━━━━━ Provided data ━━━━━

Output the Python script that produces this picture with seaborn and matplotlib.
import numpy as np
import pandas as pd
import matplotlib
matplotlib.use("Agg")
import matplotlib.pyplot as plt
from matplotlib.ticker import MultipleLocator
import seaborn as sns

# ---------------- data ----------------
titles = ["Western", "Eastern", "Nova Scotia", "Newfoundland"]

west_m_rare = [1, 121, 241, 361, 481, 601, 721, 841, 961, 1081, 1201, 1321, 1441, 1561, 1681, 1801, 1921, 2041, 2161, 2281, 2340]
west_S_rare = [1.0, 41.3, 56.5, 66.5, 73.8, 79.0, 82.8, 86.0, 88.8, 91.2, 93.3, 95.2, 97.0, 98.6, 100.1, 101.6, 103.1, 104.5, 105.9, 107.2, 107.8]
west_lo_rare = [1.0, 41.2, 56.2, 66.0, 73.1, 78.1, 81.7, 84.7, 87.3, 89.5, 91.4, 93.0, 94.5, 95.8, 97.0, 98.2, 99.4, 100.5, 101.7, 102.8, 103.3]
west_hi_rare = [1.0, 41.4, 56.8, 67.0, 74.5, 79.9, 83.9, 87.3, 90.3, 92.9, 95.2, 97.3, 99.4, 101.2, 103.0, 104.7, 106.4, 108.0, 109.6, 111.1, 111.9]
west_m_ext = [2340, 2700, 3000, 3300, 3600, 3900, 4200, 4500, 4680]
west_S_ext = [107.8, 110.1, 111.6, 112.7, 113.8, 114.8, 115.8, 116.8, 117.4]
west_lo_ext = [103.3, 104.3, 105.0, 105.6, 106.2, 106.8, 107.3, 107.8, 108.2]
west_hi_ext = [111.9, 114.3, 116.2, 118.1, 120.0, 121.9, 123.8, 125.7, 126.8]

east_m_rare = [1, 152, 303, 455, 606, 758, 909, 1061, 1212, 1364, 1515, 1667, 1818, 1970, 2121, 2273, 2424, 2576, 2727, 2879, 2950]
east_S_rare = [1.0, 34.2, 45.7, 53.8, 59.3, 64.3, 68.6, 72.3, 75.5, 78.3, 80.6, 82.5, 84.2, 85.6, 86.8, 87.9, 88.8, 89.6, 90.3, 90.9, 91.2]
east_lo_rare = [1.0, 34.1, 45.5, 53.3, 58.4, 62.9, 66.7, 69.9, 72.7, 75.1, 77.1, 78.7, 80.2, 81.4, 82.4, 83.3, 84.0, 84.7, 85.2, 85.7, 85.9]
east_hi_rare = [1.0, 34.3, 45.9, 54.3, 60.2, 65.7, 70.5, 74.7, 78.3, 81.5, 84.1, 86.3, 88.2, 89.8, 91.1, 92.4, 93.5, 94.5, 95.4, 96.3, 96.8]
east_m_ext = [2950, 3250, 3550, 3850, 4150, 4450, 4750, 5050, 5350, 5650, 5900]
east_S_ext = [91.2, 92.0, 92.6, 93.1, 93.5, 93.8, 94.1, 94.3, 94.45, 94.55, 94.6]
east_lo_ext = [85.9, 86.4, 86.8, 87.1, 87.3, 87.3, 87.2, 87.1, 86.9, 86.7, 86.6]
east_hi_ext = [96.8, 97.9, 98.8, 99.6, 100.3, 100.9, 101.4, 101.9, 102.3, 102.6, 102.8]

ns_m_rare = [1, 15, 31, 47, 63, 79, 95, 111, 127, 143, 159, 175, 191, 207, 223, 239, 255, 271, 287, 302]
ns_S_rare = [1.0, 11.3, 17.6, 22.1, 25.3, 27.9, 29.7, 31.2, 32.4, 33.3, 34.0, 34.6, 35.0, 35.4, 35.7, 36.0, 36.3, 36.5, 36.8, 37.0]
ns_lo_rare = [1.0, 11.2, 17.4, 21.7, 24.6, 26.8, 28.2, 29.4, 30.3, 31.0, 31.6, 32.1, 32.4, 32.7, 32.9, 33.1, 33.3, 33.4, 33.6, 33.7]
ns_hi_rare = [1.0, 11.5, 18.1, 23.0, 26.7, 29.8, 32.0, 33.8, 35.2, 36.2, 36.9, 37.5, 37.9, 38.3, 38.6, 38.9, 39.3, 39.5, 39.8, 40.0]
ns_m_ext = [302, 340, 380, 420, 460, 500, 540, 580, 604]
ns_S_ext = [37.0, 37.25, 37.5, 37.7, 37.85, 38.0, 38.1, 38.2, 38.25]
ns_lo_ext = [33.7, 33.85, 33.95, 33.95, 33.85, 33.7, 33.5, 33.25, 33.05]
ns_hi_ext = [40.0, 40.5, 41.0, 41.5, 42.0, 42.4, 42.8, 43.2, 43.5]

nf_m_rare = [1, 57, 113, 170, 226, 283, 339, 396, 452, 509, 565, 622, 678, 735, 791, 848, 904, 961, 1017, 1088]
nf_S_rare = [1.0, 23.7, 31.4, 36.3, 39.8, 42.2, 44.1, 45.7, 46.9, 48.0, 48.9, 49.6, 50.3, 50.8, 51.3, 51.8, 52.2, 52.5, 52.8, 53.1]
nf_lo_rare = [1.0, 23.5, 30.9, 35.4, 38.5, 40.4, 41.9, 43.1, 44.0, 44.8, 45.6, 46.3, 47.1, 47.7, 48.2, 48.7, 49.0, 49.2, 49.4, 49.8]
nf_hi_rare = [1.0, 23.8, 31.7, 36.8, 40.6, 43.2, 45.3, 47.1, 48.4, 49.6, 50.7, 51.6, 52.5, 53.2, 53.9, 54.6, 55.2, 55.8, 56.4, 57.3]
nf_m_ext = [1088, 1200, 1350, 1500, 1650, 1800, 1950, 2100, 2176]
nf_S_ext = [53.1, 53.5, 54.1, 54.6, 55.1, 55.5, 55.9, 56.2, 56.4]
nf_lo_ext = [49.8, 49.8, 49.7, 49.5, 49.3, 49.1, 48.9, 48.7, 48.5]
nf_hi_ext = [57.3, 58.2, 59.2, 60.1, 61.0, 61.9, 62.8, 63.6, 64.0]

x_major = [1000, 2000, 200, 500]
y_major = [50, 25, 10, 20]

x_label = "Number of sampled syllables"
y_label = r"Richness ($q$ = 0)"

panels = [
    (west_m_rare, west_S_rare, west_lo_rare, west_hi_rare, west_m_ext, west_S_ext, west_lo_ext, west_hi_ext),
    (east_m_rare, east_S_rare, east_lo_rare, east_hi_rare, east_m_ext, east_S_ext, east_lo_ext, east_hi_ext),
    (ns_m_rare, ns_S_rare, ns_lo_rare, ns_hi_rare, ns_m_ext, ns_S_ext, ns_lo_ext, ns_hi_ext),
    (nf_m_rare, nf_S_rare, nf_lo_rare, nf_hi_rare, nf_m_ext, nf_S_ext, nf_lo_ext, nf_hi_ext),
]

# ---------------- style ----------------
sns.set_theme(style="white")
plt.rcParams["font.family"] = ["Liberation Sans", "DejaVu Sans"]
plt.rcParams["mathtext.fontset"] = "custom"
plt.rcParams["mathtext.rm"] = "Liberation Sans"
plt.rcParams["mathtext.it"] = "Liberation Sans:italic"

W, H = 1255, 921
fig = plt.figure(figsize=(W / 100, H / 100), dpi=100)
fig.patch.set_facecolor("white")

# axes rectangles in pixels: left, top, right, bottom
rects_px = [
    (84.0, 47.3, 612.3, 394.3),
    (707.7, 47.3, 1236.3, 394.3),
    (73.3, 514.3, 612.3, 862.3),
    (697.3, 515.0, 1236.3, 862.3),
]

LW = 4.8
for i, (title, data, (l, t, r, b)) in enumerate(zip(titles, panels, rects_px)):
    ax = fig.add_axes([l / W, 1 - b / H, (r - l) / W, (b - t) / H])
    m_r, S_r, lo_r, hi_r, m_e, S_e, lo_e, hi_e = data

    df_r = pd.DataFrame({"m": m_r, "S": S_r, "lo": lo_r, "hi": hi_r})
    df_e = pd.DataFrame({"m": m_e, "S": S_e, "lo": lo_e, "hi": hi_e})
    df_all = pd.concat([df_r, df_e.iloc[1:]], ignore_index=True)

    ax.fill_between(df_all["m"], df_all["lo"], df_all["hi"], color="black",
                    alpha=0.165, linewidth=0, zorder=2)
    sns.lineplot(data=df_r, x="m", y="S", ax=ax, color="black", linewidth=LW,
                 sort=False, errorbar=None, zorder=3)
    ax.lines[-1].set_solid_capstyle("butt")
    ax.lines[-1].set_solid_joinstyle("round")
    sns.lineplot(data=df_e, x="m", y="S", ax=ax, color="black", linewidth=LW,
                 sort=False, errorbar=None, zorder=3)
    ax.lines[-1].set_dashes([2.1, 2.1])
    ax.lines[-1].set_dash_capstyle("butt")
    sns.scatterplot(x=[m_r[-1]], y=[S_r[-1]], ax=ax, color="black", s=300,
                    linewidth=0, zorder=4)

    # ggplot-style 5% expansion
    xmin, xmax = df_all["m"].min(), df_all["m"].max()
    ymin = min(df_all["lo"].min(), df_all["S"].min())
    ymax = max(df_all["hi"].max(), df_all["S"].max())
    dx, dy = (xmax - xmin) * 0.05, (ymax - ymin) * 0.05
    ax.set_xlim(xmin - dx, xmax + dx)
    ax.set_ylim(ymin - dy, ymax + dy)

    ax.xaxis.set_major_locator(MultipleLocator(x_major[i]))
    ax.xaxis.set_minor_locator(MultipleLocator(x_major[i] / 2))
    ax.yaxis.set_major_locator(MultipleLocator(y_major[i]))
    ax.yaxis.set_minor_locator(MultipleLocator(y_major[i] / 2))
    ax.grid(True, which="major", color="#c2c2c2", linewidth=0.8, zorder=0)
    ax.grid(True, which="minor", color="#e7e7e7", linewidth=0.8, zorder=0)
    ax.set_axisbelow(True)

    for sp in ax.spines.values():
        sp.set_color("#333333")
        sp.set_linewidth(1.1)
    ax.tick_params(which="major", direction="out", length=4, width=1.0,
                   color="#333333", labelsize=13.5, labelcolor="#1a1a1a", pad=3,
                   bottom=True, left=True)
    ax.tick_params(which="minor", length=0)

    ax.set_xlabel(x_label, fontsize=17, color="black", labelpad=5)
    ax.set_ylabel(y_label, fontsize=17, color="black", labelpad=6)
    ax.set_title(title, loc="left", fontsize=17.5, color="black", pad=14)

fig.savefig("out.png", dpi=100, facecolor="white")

━━━━━

» Task details
Without changing anything, quote the lines from the top of the data to the line that contains "import seaborn as sns", including that line.

» Output
Output the Python script that produces this picture with seaborn and matplotlib.
import numpy as np
import pandas as pd
import matplotlib
matplotlib.use("Agg")
import matplotlib.pyplot as plt
from matplotlib.ticker import MultipleLocator
import seaborn as sns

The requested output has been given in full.